→ Task goal:
Pictures do not belong in the copy, so please give every entry below again exactly.
::::
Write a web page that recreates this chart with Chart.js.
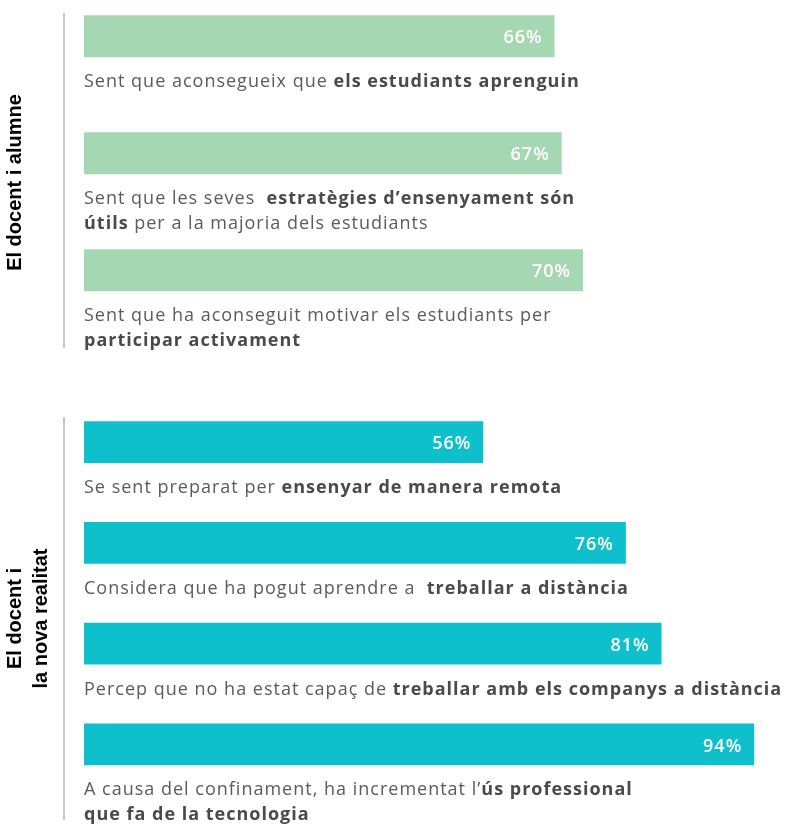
<!DOCTYPE html>
<html>
<head>
<meta charset="utf-8">
<script src="https://cdn.jsdelivr.net/npm/chart.js@4"></script>
<style>
  html, body { margin: 0; padding: 0; background: #fff; }
  #wrap { position: relative; width: 787px; height: 825px; overflow: hidden; }
  .box { position: absolute; left: 0; width: 787px; }
</style>
</head>
<body>
<div id="wrap">
  <div class="box" style="top:0;height:377px"><canvas id="chart1"></canvas></div>
  <div class="box" style="top:377px;height:448px"><canvas id="chart2"></canvas></div>
</div>
<script>
// ** marks bold text, \n a line break
const alumneLabels = [
  'Sent que aconsegueix que **els estudiants aprenguin**',
  'Sent que les seves  **estratègies d’ensenyament són\nútils** per a la majoria dels estudiants',
  'Sent que ha aconseguit motivar els estudiants per\n**participar activament**'
];
const alumneValues = [66, 67, 70];

const realitatLabels = [
  'Se sent preparat per **ensenyar de manera remota**',
  'Considera que ha pogut aprendre a  **treballar a distància**',
  'Percep que no ha estat capaç de **treballar amb els companys a distància**',
  'A causa del confinament, ha incrementat l’**ús professional\nque fa de la tecnologia**'
];
const realitatValues = [56, 76, 81, 94];

const alumneTitle = 'El docent i alumne';
const realitatTitle = ['El docent i', 'la nova realitat'];

const GREEN = '#a5d8b2';
const TEAL = '#0ec0cb';
const TEXT_FONT = '"Open Sans", sans-serif';

// split a label into lines of {text, bold} pieces
function parseLabel(str) {
  const lines = [[]];
  let bold = false;
  str.split('**').forEach((part, k) => {
    if (k > 0) bold = !bold;
    part.split('\n').forEach((piece, j) => {
      if (j > 0) lines.push([]);
      if (piece) lines[lines.length - 1].push({ text: piece, bold });
    });
  });
  return lines;
}

const barLabels = {
  id: 'barLabels',
  afterDatasetsDraw(chart, args, opts) {
    const ctx = chart.ctx;
    const area = chart.chartArea;
    const meta = chart.getDatasetMeta(0);
    const values = chart.data.datasets[0].data;
    ctx.save();

    // thin section line
    ctx.strokeStyle = '#b5b5b5';
    ctx.lineWidth = 1.5;
    ctx.beginPath();
    ctx.moveTo(area.left - 20, area.top + opts.lineTop);
    ctx.lineTo(area.left - 20, area.bottom - opts.lineBottom);
    ctx.stroke();

    meta.data.forEach((bar, i) => {
      ctx.font = '600 18px ' + TEXT_FONT;
      ctx.letterSpacing = '1px';
      ctx.fillStyle = '#ffffff';
      ctx.textAlign = 'right';
      ctx.textBaseline = 'middle';
      ctx.fillText(values[i] + '%', bar.x - 12, bar.y + 2);

      const lines = parseLabel(chart.data.labels[i]);
      let y = bar.y + bar.height / 2 + 30;
      ctx.textAlign = 'left';
      ctx.textBaseline = 'alphabetic';
      lines.forEach(line => {
        let x = bar.base;
        line.forEach(seg => {
          ctx.font = (seg.bold ? 'bold ' : '') + '18px ' + TEXT_FONT;
          ctx.letterSpacing = '1px';
          ctx.fillStyle = seg.bold ? '#4a4a4c' : '#5a5b5d';
          ctx.fillText(seg.text, x, y);
          x += ctx.measureText(seg.text).width;
        });
        y += 25;
      });
    });
    ctx.restore();
  }
};

function makeChart(id, labels, values, color, title, padding, barPct, lineInset) {
  return new Chart(document.getElementById(id), {
    type: 'bar',
    data: {
      labels: labels,
      datasets: [
        { data: values, backgroundColor: color, borderWidth: 0 },
        // empty slot under each bar that holds its text
        { data: values.map(() => null), backgroundColor: 'rgba(0,0,0,0)' }
      ]
    },
    options: {
      indexAxis: 'y',
      responsive: true,
      maintainAspectRatio: false,
      animation: false,
      layout: { padding: padding },
      categoryPercentage: 1,
      barPercentage: barPct,
      scales: {
        x: { display: false, min: 0, max: 98.6 },
        y: {
          grid: { display: false },
          border: { display: false },
          ticks: { display: false },
          title: {
            display: true,
            text: title,
            color: '#000',
            font: { family: 'Liberation Sans, Arial, sans-serif', weight: 'bold', size: 20, lineHeight: 1.3 },
            padding: { top: 2, bottom: 0 }
          },
          afterFit(scale) { scale.width = 84; }
        }
      },
      plugins: {
        legend: { display: false },
        tooltip: { enabled: false },
        barLabels: lineInset
      }
    },
    plugins: [barLabels]
  });
}

makeChart('chart1', alumneLabels, alumneValues, GREEN, alumneTitle,
  { top: 7, bottom: 19, left: 0, right: 0 }, 0.72, { lineTop: 6, lineBottom: 10 });
makeChart('chart2', realitatLabels, realitatValues, TEAL, realitatTitle,
  { top: 40, bottom: 5, left: 0, right: 0 }, 0.83, { lineTop: 0, lineBottom: 0 });
</script>
</body>
</html>
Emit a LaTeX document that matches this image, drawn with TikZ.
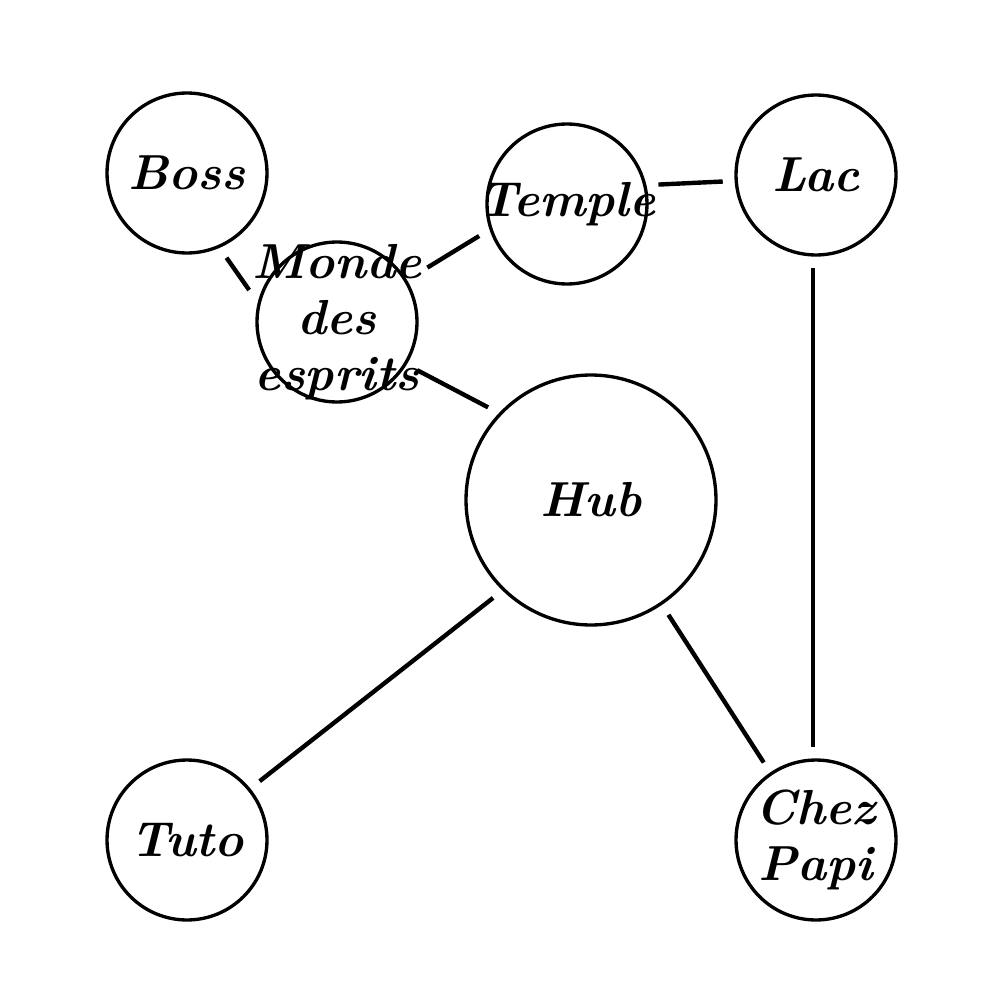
\documentclass[tikz,border=0pt]{standalone}
\usepackage{tikz}
\usetikzlibrary{positioning}

\begin{document}
\begin{tikzpicture}[x=0.02cm,y=-0.02cm,
 place/.style={circle,draw,line width=1.9pt,minimum size=3.2cm,inner sep=0pt,outer sep=0.27cm,
   label={[align=center,font=\bfseries\itshape\fontsize{28}{32}\selectfont]center:#1}},
 bigplace/.style={place=#1,minimum size=5cm},
 road/.style={line width=2.5pt}
]
\useasboundingbox (0,0) rectangle (1000,1000);
\node[place={Boss}] (boss) at (187,173) {};
\node[place={Temple}] (temple) at (567,204) {};
\node[place={Lac}] (lac) at (816,175) {};
\node[place={Monde\\des\\esprits}] (monde) at (337,322) {};
\node[bigplace={Hub}] (hub) at (591,500) {};
\node[place={Tuto}] (tuto) at (187,840) {};
\node[place={Chez\\Papi}] (papi) at (816,840) {};
% roads between places
\draw[road] (boss.-65)--(monde.160);
\draw[road,shorten <=0.24cm] (monde.31)--(temple.-160);
\draw[road] (temple.12)--(lac.-176);
\draw[road] (monde.-31)--(hub.138);
\draw[road] (lac.-92)--(papi.92);
\draw[road] (hub.-135)--(tuto.39);
\draw[road] (hub.-56)--(papi.124);
\end{tikzpicture}
\end{document}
::::
→ Complete output:
Write a web page that recreates this chart with Chart.js.
<!DOCTYPE html>
<html>
<head>
<meta charset="utf-8">
<script src="https://cdn.jsdelivr.net/npm/chart.js@4"></script>
<style>
  html, body { margin: 0; padding: 0; background: #fff; }
  #wrap { position: relative; width: 787px; height: 825px; overflow: hidden; }
  .box { position: absolute; left: 0; width: 787px; }
</style>
</head>
<body>
<div id="wrap">
  <div class="box" style="top:0;height:377px"><canvas id="chart1"></canvas></div>
  <div class="box" style="top:377px;height:448px"><canvas id="chart2"></canvas></div>
</div>
<script>
// ** marks bold text, \n a line break
const alumneLabels = [
  'Sent que aconsegueix que **els estudiants aprenguin**',
  'Sent que les seves  **estratègies d’ensenyament són\nútils** per a la majoria dels estudiants',
  'Sent que ha aconseguit motivar els estudiants per\n**participar activament**'
];
const alumneValues = [66, 67, 70];

const realitatLabels = [
  'Se sent preparat per **ensenyar de manera remota**',
  'Considera que ha pogut aprendre a  **treballar a distància**',
  'Percep que no ha estat capaç de **treballar amb els companys a distància**',
  'A causa del confinament, ha incrementat l’**ús professional\nque fa de la tecnologia**'
];
const realitatValues = [56, 76, 81, 94];

const alumneTitle = 'El docent i alumne';
const realitatTitle = ['El docent i', 'la nova realitat'];

const GREEN = '#a5d8b2';
const TEAL = '#0ec0cb';
const TEXT_FONT = '"Open Sans", sans-serif';

// split a label into lines of {text, bold} pieces
function parseLabel(str) {
  const lines = [[]];
  let bold = false;
  str.split('**').forEach((part, k) => {
    if (k > 0) bold = !bold;
    part.split('\n').forEach((piece, j) => {
      if (j > 0) lines.push([]);
      if (piece) lines[lines.length - 1].push({ text: piece, bold });
    });
  });
  return lines;
}

const barLabels = {
  id: 'barLabels',
  afterDatasetsDraw(chart, args, opts) {
    const ctx = chart.ctx;
    const area = chart.chartArea;
    const meta = chart.getDatasetMeta(0);
    const values = chart.data.datasets[0].data;
    ctx.save();

    // thin section line
    ctx.strokeStyle = '#b5b5b5';
    ctx.lineWidth = 1.5;
    ctx.beginPath();
    ctx.moveTo(area.left - 20, area.top + opts.lineTop);
    ctx.lineTo(area.left - 20, area.bottom - opts.lineBottom);
    ctx.stroke();

    meta.data.forEach((bar, i) => {
      ctx.font = '600 18px ' + TEXT_FONT;
      ctx.letterSpacing = '1px';
      ctx.fillStyle = '#ffffff';
      ctx.textAlign = 'right';
      ctx.textBaseline = 'middle';
      ctx.fillText(values[i] + '%', bar.x - 12, bar.y + 2);

      const lines = parseLabel(chart.data.labels[i]);
      let y = bar.y + bar.height / 2 + 30;
      ctx.textAlign = 'left';
      ctx.textBaseline = 'alphabetic';
      lines.forEach(line => {
        let x = bar.base;
        line.forEach(seg => {
          ctx.font = (seg.bold ? 'bold ' : '') + '18px ' + TEXT_FONT;
          ctx.letterSpacing = '1px';
          ctx.fillStyle = seg.bold ? '#4a4a4c' : '#5a5b5d';
          ctx.fillText(seg.text, x, y);
          x += ctx.measureText(seg.text).width;
        });
        y += 25;
      });
    });
    ctx.restore();
  }
};

function makeChart(id, labels, values, color, title, padding, barPct, lineInset) {
  return new Chart(document.getElementById(id), {
    type: 'bar',
    data: {
      labels: labels,
      datasets: [
        { data: values, backgroundColor: color, borderWidth: 0 },
        // empty slot under each bar that holds its text
        { data: values.map(() => null), backgroundColor: 'rgba(0,0,0,0)' }
      ]
    },
    options: {
      indexAxis: 'y',
      responsive: true,
      maintainAspectRatio: false,
      animation: false,
      layout: { padding: padding },
      categoryPercentage: 1,
      barPercentage: barPct,
      scales: {
        x: { display: false, min: 0, max: 98.6 },
        y: {
          grid: { display: false },
          border: { display: false },
          ticks: { display: false },
          title: {
            display: true,
            text: title,
            color: '#000',
            font: { family: 'Liberation Sans, Arial, sans-serif', weight: 'bold', size: 20, lineHeight: 1.3 },
            padding: { top: 2, bottom: 0 }
          },
          afterFit(scale) { scale.width = 84; }
        }
      },
      plugins: {
        legend: { display: false },
        tooltip: { enabled: false },
        barLabels: lineInset
      }
    },
    plugins: [barLabels]
  });
}

makeChart('chart1', alumneLabels, alumneValues, GREEN, alumneTitle,
  { top: 7, bottom: 19, left: 0, right: 0 }, 0.72, { lineTop: 6, lineBottom: 10 });
makeChart('chart2', realitatLabels, realitatValues, TEAL, realitatTitle,
  { top: 40, bottom: 5, left: 0, right: 0 }, 0.83, { lineTop: 0, lineBottom: 0 });
</script>
</body>
</html>
Emit a LaTeX document that matches this image, drawn with TikZ.
\documentclass[tikz,border=0pt]{standalone}
\usepackage{tikz}
\usetikzlibrary{positioning}

\begin{document}
\begin{tikzpicture}[x=0.02cm,y=-0.02cm,
 place/.style={circle,draw,line width=1.9pt,minimum size=3.2cm,inner sep=0pt,outer sep=0.27cm,
   label={[align=center,font=\bfseries\itshape\fontsize{28}{32}\selectfont]center:#1}},
 bigplace/.style={place=#1,minimum size=5cm},
 road/.style={line width=2.5pt}
]
\useasboundingbox (0,0) rectangle (1000,1000);
\node[place={Boss}] (boss) at (187,173) {};
\node[place={Temple}] (temple) at (567,204) {};
\node[place={Lac}] (lac) at (816,175) {};
\node[place={Monde\\des\\esprits}] (monde) at (337,322) {};
\node[bigplace={Hub}] (hub) at (591,500) {};
\node[place={Tuto}] (tuto) at (187,840) {};
\node[place={Chez\\Papi}] (papi) at (816,840) {};
% roads between places
\draw[road] (boss.-65)--(monde.160);
\draw[road,shorten <=0.24cm] (monde.31)--(temple.-160);
\draw[road] (temple.12)--(lac.-176);
\draw[road] (monde.-31)--(hub.138);
\draw[road] (lac.-92)--(papi.92);
\draw[road] (hub.-135)--(tuto.39);
\draw[road] (hub.-56)--(papi.124);
\end{tikzpicture}
\end{document}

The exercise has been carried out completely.